What that means practically is that changing the gender numbers in African tech requires changing investor behaviour, not just founder pipelines. Building more female-founded companies will help, but it will not be sufficient if the capital allocation process remains biased at the point of decision.
The Trajectory
The honest summary is that African tech is making slow, measurable progress on gender equity — but “slow” and “measurable” may not be fast enough given the compounding nature of the disadvantage.
The sectors where female founders are gaining ground are meaningful: Agritech, Insurtech, E-commerce. The geographies where progress is most visible — Kenya, Egypt, Morocco, Tunisia, Ghana — represent a broad enough spread to suggest that this is not a single-country story.
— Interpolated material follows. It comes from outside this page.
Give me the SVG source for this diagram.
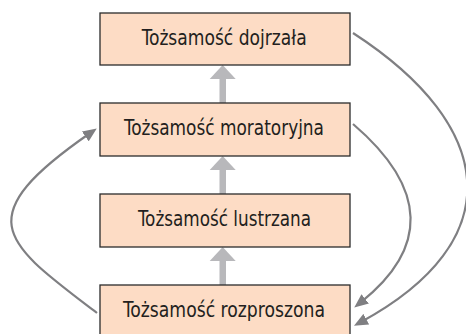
<svg xmlns="http://www.w3.org/2000/svg" width="466" height="334" viewBox="0 0 466 334">
<defs>
<style>
.box{fill:#fddcc5;stroke:#2b2b2b;stroke-width:1.3}
.lbl{font-family:"Liberation Sans Narrow","DejaVu Sans Condensed","Roboto Condensed","Liberation Sans",sans-serif;font-size:21px;fill:#231f20}
.up{fill:#b8b8bb}
.cur{fill:none;stroke:#7f7f82;stroke-width:2.2}
</style>
<marker id="ah" markerUnits="userSpaceOnUse" markerWidth="14" markerHeight="12" viewBox="0 0 14 12" refX="6" refY="6" orient="auto">
<path d="M0,0 L14,6 L0,12 z" fill="#7f7f82"/>
</marker>
</defs>
<rect width="466" height="334" fill="#ffffff"/>
<g id="connectors">
<g id="up-arrows">
<rect class="up" x="219.5" y="78" width="6.5" height="26"/>
<path class="up" d="M222.7,65 L235.7,79 L209.7,79 z"/>
<rect class="up" x="219.5" y="169" width="6.5" height="26"/>
<path class="up" d="M222.7,156 L235.7,170 L209.7,170 z"/>
<rect class="up" x="219.5" y="260" width="6.5" height="26"/>
<path class="up" d="M222.7,247 L235.7,261 L209.7,261 z"/>
</g>
<path class="cur" d="M353,33 C498,127 510,241 361,322" marker-end="url(#ah)"/>
<path class="cur" d="M353,124 C429,189 428,249 360.5,302.6" marker-end="url(#ah)"/>
<path class="cur" d="M97,313 C4,242 -34,219 90.2,133" marker-end="url(#ah)"/>
</g>
<g id="node-dojrzala">
<rect class="box" x="100" y="13" width="250" height="52"/>
<text class="lbl" x="141.7" y="45" textLength="165" lengthAdjust="spacingAndGlyphs">Tożsamość dojrzała</text>
</g>
<g id="node-moratoryjna">
<rect class="box" x="100" y="103" width="250" height="53"/>
<text class="lbl" x="124" y="135" textLength="200" lengthAdjust="spacingAndGlyphs">Tożsamość moratoryjna</text>
</g>
<g id="node-lustrzana">
<rect class="box" x="100" y="194" width="250" height="53"/>
<text class="lbl" x="138" y="226" textLength="173" lengthAdjust="spacingAndGlyphs">Tożsamość lustrzana</text>
</g>
<g id="node-rozproszona">
<rect class="box" x="100" y="285" width="250" height="60"/>
<text class="lbl" x="123" y="317" textLength="202" lengthAdjust="spacingAndGlyphs">Tożsamość rozproszona</text>
</g>
</svg>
The debt data, Tala notwithstanding, shows that female-led companies are reaching the scale required to access structured financing.
But the Growth stage remains closed. The largest capital pools are not yet flowing to female-led companies at scale. And the sectors that attract the most capital — Cleantech in particular — remain almost entirely male-dominated at the equity level.
The target is not just to increase the percentage of female-led deals year on year. It is to change the composition of the companies that get to the Growth stage in the first place. That requires changes in the Seed and Series A decision-making processes that will not show up in the data for three to five years.
The good news is that the early-stage pipeline, imperfect as it is, is growing. The bad news is that patience has its own cost.